Nesse particular, deve-se ressaltar que a principal fatia do investimento público tem sido, no caso de uma metrópole como São Paulo, dirigida para áreas onde vivem e trabalham os grupos de renda média e alta, bem como para maximizar a realização do capital, gerando grande parte das assim chamadas condições gerais necessárias para o processo de acumulação se reproduzir em escala ampliada. (KOWARICK, 2000, p.23).

Kowarick (2000) enfatiza ainda o ciclo contínuo de segregação e espoliação urbana mesmo nos casos onde os investimentos foram direcionados para áreas carentes ou sem infraestrutura, uma vez que acarretam na valorização da região e na expulsão da população desprovida de condições econômicas:

Deve-se dizer que com a chegada de melhorias urbanas em áreas antes desprovidas, eleva-se seu preço econômico à medida que decai seu ônus social. No momento em que ocorre esse processo de valorização, essas áreas, antes acessíveis a faixas de remuneração mais baixa, tendem a expulsar a maioria dos locatários, os proprietários que não puderam pagar o aumento de taxas e impostos, transformando-se em zonas para camadas mais remuneradas. (KOWARICK, 2000, p.28).

Em Curitiba, o planejamento urbano também promoveu uma ocupação seletiva e restritiva, uma vez que as intervenções e projetos implicaram diretamente na diferenciação do valor da terra nas áreas beneficiadas com infraestrutura, além das imposições quanto à legislação urbana que passaram a vigoram nessas áreas:

A ocupação do espaço metropolitano deu-se seletivamente: o valor da terra e da moradia e o custo das melhorias urbanas reservaram para Curitiba um morador com melhores níveis de renda, direcionando os grupos empobrecidos e os migrantes de

menor poder aquisitivo para as áreas periféricas internas e de outros municípios.

Para essa segregação socioespacial concorreram as intervenções urbanísticas e os mecanismos de controle associados ao planejamento – que serviram tanto para valorizar o solo quanto para conter os efeitos da ocupação no interior do município -, assim como a lógica do mercado prevalecente na aquisição da moradia. (MOURA, 2009, p. 221).

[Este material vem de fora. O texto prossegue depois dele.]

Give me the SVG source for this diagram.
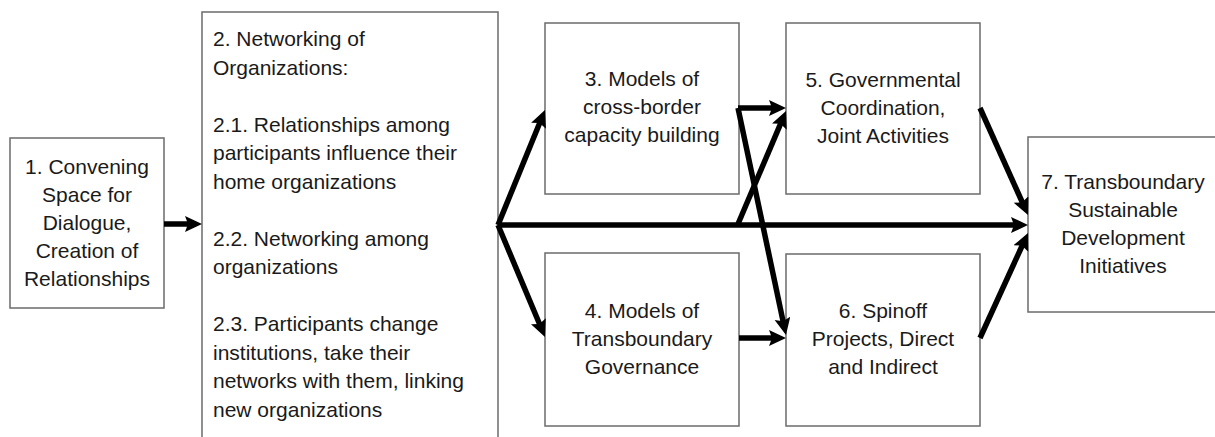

Os investimentos provocaram a valorização da terra nas áreas próximas aos parques, áreas de lazer e aos eixos estruturais, dificultando ou mesmo inviabilizando a permanência de parcelas da população que, na busca por alternativas à moradia, foram estimuladas a residir em locais considerados inadequados “onde, portanto, não teriam que pagar o preço do planejamento, ou então ocuparam as áreas fronteiriças com os municípios do entorno de Curitiba, desencadeando as intensas ocupações dos mananciais”. (FIRKOWSKI, 2001, p.64).

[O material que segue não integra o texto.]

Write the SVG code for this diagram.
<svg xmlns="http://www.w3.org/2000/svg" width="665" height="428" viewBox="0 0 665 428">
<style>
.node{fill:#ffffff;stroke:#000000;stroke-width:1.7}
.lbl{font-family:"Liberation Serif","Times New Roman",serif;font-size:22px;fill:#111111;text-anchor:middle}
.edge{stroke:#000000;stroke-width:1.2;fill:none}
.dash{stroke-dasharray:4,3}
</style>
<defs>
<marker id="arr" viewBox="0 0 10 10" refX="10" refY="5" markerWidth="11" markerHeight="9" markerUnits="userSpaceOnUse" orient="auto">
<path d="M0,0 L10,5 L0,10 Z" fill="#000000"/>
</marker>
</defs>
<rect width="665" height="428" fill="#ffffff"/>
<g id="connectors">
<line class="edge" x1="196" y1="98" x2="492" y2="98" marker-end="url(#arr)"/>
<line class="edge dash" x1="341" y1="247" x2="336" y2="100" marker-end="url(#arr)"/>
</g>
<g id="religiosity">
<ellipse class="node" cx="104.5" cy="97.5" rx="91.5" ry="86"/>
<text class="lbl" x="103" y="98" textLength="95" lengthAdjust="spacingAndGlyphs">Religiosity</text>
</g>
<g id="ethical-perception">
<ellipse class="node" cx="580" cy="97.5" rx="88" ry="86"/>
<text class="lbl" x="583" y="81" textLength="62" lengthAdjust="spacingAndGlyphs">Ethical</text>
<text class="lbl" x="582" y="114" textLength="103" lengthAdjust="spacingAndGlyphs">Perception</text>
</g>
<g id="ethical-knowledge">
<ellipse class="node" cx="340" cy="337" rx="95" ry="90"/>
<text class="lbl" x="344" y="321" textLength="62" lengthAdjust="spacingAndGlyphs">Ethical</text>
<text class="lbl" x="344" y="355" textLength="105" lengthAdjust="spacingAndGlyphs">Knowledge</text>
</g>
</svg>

Moura e Ultramari (1994) apontam como um dos principais fatores no processo de ocupação da região metropolitana de Curitiba o "custo da terra e às restrições impostas pelo planejamento urbano de Curitiba que direcionaram a ocupação para áreas contíguas ao polo, em territórios de outros municípios”, pois essas regiões “ofereciam disponibilidade de terra parcelada e de menor valor” (MOURA e ULTRAMARI, 1994, p.09).

Considerações finais

As intervenções urbanas realizadas na capital paranaense a partir de 1971, como a implantação do calçadão de uso exclusivo para pedestres, ampliação e criação de novas áreas de lazer, implantação de grandes parques públicos, abertura dos eixos estruturais, inauguração do novo sistema de transporte entre outros projetos, consolidaram a imagem de Curitiba como cidade modelo.

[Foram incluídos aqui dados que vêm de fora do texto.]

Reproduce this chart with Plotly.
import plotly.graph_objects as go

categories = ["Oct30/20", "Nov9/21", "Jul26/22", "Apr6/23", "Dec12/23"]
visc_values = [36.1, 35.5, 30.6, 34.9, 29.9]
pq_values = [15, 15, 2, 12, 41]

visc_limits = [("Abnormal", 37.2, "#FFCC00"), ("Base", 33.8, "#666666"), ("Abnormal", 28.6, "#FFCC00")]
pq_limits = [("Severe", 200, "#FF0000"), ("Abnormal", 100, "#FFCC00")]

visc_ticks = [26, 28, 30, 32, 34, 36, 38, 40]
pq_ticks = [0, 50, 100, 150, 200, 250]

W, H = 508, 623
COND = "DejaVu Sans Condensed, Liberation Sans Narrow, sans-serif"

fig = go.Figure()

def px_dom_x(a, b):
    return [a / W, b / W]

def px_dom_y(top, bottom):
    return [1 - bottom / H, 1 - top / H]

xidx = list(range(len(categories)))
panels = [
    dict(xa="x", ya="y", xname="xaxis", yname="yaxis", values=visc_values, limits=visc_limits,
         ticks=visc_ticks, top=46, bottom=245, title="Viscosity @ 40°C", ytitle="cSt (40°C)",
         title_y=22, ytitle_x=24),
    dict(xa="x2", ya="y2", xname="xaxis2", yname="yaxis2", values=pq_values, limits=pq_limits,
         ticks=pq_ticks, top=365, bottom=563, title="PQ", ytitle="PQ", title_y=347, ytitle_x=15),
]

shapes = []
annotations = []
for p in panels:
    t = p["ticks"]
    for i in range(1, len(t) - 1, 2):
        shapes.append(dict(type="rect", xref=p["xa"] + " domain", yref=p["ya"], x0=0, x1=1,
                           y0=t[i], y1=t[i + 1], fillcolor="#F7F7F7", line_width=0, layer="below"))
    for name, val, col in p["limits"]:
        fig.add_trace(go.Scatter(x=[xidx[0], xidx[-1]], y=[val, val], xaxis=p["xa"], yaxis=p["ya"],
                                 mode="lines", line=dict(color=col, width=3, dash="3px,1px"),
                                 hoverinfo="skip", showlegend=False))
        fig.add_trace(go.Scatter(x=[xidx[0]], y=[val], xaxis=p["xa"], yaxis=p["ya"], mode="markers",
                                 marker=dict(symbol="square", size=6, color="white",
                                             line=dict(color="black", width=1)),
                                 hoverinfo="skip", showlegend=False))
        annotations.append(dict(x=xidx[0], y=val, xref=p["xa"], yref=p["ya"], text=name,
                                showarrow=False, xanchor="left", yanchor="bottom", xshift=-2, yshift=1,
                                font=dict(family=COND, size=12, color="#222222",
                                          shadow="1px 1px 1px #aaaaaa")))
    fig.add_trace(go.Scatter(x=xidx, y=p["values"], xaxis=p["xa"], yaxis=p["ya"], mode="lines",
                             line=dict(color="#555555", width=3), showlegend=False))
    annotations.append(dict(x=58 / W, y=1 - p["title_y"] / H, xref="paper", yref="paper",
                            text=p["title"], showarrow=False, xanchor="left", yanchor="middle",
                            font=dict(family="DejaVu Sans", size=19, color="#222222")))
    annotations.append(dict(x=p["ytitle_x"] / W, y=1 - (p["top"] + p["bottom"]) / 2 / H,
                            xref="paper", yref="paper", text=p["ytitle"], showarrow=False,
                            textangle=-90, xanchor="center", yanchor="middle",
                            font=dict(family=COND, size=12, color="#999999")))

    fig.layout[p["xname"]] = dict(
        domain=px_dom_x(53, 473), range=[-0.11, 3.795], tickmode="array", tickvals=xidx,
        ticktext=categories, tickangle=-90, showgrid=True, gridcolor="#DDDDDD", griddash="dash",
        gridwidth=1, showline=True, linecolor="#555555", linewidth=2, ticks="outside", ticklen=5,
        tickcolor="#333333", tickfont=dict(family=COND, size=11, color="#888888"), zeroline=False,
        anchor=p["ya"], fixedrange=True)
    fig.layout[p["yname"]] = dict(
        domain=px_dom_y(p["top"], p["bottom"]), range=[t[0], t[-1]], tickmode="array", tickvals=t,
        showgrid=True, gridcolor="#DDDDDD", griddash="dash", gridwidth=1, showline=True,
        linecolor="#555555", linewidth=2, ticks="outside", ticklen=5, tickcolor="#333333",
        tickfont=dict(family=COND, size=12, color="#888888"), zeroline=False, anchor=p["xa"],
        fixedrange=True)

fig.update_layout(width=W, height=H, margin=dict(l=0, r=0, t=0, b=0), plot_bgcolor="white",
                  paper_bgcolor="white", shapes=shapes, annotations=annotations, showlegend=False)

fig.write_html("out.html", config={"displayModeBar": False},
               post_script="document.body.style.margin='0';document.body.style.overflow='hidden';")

Na perspectiva dos técnicos e do próprio IPPUC, o planejamento foi compreendido como processo criativo e inovador, resultando em uma cidade harmoniosa, com qualidades funcionais indispensáveis ao crescimento e desenvolvimento “ordenado”. Na versão da história institucional ou considerada oficial, os conflitos entre planejadores e sociedade, bem com as divergências entre os próprios técnicos, foram amenizados e, quando mencionados, figuraram como episódios ou acontecimentos isolados.

Os trabalhos investigativos e as interpretações sobre a produção do espaço revelaram visões divergentes dessa mesma cidade. Apesar do discurso em defesa da chamada “humanização”, articulando argumentos em defesa da funcionalidade, desenvolvimento econômico, bem como propósitos relacionados ao espaço público e ao convívio social, o projeto urbano também caracterizou-se como contraditório, reforçando contrastes e desigualdade sociais e espaciais.